I framed equations using Euclid's lemma: $a=b×q+r$, $a=2×q+1$ etc. But I couldn't arrive at the solution
I assume your question is asking:
Find $x$ such that \begin{align*} x &\equiv 1 \pmod 2\\ &\equiv 2 \pmod 3\\ &\equiv 3 \pmod 4\\ &\equiv 4 \pmod 5\\ &\equiv 5 \pmod 6\\ &\equiv 0 \pmod 7 \end{align*}
Now, this is really actually quite a unique question in that while you certainly could use the CRT, there is a trick that you can use to solve this specific question much faster!
Suppose instead that our question is asking
Find $x$ such that \begin{align*} x &\equiv 1 \pmod 2\\ &\equiv 2 \pmod 3. \end{align*}
Because $x$ is one less than $2$ & $3$, we find $x$ to be one less than lcm$(2, 3) = 5$, which we can see is $1 \pmod 2$ and $2 \pmod 3$. This will be true for however many congruences we have, so long as $x$ is one less than the modulus (can you prove this?).
Thus, for our original problem, we can do the same thing.
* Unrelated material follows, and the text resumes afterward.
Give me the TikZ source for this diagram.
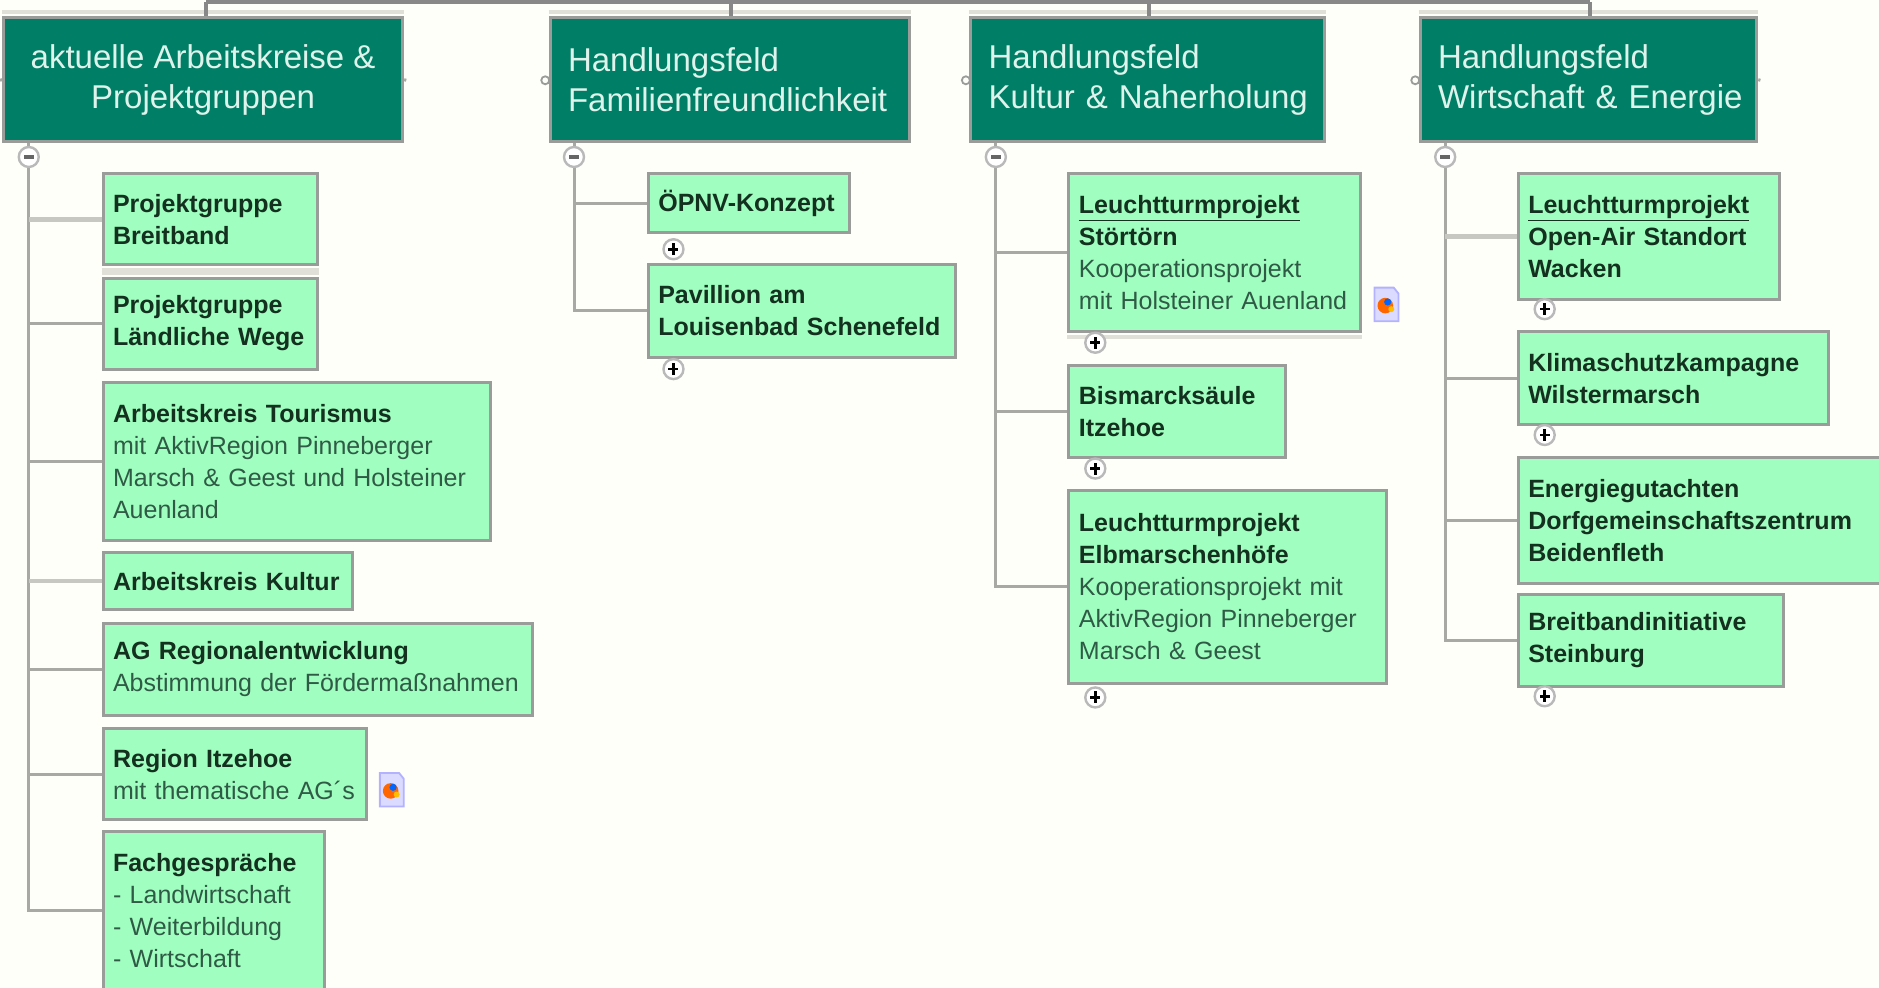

So, we find that lcm$(2, 3, 4, 5, 6) = 60$ which yields the answer $60 - 1 = 59$.
However, we also need this number to be divisible by $7$, so we can take multiples of our lcm$(2, 3, 4, 5, 6) = 60$ and check values from there.
The next multiple of $60$ is $120$ which yields the solution $119$, which is in fact divisible by $7$!!